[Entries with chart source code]
==============================

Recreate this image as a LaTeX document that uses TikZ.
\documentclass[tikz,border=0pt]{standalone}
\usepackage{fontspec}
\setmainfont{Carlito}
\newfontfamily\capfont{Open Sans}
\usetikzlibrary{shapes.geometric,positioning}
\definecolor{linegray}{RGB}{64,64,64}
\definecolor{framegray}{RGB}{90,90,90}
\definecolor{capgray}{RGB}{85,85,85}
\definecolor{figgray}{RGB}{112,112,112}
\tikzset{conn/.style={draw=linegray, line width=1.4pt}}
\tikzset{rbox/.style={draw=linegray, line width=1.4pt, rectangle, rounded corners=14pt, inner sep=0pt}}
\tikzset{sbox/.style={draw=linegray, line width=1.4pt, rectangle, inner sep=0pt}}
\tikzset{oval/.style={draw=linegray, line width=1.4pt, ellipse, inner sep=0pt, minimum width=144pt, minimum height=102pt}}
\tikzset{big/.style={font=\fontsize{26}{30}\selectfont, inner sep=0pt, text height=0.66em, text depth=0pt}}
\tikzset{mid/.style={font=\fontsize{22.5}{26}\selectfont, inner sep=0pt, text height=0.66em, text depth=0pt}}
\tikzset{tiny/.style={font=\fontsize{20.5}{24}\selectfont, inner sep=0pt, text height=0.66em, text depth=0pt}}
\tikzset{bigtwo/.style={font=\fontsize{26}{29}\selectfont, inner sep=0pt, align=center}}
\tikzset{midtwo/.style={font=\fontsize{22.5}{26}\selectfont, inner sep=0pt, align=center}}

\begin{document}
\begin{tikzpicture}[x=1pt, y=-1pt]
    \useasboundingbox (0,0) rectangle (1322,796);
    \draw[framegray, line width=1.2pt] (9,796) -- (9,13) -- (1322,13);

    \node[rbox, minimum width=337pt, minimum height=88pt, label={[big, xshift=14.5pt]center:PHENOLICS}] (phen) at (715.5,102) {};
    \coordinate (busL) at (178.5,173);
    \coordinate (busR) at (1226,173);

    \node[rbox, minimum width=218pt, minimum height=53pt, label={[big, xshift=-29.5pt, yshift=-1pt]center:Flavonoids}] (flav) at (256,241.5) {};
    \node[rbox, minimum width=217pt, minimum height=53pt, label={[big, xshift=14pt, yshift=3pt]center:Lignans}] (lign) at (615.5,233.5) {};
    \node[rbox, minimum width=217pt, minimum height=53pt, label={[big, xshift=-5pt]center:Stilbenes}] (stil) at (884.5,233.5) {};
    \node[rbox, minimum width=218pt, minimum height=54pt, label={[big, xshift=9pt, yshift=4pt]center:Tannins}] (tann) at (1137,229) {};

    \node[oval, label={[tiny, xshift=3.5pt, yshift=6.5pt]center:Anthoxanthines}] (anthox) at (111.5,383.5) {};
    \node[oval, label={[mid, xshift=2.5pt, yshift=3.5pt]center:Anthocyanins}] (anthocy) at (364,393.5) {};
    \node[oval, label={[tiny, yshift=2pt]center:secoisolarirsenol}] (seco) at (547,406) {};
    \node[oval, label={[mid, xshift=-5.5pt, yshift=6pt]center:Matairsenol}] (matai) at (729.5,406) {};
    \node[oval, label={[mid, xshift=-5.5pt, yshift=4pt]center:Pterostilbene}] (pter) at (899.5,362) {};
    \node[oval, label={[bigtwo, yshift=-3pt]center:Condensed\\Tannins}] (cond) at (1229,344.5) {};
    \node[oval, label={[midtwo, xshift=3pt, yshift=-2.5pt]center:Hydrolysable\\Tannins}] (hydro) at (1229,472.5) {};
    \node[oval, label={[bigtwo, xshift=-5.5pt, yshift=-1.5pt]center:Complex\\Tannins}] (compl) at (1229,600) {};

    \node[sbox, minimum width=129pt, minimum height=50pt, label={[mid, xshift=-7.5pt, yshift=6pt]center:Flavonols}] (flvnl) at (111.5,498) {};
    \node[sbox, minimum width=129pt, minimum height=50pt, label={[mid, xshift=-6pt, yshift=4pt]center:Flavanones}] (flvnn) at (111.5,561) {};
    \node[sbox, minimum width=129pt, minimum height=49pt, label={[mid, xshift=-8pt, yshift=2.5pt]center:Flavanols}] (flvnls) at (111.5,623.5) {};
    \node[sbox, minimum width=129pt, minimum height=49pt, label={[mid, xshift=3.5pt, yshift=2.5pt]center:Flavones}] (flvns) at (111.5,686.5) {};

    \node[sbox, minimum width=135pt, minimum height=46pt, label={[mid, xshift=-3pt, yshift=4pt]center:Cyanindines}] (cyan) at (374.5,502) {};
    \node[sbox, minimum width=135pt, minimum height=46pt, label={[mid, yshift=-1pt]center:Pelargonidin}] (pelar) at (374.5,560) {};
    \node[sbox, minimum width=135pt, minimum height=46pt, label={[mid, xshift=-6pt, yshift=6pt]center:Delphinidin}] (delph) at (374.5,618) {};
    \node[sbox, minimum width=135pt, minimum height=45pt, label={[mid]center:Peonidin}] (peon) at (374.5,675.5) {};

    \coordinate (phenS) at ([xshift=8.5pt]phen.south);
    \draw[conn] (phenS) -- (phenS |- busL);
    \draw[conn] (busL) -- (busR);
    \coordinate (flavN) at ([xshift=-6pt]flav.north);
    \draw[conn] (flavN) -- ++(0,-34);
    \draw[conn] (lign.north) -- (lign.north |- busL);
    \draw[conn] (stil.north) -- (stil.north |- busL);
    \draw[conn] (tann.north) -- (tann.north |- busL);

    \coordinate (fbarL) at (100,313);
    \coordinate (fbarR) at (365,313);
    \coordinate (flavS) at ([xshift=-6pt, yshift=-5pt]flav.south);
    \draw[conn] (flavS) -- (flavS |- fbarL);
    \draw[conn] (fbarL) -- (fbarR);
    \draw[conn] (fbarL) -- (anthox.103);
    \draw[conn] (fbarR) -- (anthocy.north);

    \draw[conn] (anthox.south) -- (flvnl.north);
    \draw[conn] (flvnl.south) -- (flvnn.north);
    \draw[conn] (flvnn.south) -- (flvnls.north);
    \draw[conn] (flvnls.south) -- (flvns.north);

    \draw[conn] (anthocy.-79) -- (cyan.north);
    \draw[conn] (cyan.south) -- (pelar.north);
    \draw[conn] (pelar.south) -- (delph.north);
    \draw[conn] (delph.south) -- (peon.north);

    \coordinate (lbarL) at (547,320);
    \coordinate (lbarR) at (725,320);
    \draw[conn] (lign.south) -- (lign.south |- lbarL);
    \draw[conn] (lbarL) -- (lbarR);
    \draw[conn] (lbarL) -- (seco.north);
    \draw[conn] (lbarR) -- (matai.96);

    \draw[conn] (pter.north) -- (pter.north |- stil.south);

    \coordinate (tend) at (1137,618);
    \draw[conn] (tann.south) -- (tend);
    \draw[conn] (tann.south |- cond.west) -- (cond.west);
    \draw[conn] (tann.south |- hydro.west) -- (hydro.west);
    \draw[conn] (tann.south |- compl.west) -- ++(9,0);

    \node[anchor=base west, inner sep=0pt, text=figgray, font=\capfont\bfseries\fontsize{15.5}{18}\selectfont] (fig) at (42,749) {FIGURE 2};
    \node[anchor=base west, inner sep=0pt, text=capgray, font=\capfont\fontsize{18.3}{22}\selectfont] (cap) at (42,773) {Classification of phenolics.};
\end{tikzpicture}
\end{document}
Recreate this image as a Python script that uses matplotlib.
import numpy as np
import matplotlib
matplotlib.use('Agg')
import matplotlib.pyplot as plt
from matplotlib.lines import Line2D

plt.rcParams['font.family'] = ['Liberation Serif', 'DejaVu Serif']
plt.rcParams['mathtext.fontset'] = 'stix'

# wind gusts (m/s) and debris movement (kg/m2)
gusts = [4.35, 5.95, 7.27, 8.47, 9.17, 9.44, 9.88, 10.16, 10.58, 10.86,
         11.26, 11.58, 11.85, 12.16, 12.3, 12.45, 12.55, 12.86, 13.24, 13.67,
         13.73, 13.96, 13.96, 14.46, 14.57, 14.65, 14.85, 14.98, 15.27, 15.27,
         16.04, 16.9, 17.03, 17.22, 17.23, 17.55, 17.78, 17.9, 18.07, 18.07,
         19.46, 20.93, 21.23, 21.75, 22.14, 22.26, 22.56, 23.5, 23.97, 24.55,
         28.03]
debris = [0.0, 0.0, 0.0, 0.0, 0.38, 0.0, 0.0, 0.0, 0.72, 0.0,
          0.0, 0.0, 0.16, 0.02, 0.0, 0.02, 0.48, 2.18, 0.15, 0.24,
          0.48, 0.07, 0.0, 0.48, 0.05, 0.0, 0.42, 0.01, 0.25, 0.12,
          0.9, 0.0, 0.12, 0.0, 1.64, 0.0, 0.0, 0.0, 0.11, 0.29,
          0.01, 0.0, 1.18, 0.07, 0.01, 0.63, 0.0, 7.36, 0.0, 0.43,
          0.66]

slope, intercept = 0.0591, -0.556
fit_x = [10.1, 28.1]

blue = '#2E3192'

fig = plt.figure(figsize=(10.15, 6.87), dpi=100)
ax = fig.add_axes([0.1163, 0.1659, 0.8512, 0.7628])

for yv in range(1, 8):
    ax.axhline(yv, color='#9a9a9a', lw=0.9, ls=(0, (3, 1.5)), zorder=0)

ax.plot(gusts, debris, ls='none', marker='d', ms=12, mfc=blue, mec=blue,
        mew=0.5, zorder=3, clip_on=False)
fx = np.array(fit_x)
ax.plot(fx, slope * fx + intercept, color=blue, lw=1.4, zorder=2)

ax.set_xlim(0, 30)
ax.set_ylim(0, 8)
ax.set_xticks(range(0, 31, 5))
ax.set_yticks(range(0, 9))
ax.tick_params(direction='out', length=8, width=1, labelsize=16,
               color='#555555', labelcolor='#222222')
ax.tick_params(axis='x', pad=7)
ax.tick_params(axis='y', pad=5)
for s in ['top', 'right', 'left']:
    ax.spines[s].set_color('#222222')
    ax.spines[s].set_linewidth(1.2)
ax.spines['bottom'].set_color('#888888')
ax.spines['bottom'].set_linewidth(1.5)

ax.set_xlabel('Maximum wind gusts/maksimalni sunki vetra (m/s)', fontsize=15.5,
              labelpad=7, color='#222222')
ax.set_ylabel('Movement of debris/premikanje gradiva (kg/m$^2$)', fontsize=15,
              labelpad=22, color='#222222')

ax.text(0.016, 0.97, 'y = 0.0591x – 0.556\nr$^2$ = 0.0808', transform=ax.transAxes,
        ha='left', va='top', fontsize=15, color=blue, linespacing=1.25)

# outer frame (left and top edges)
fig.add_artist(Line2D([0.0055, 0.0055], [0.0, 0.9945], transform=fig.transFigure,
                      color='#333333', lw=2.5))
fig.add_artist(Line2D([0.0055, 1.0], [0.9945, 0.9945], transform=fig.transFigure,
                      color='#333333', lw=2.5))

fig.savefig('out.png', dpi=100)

==============================

What you have to do – Set down exactly the lines from the line that contains "Recreate this image as a Python" to the line that contains "plt.rcParams['mathtext.fontset'] = 'stix'", both lines included, and nothing more.

Exercise solution –
Recreate this image as a Python script that uses matplotlib.
import numpy as np
import matplotlib
matplotlib.use('Agg')
import matplotlib.pyplot as plt
from matplotlib.lines import Line2D

plt.rcParams['font.family'] = ['Liberation Serif', 'DejaVu Serif']
plt.rcParams['mathtext.fontset'] = 'stix'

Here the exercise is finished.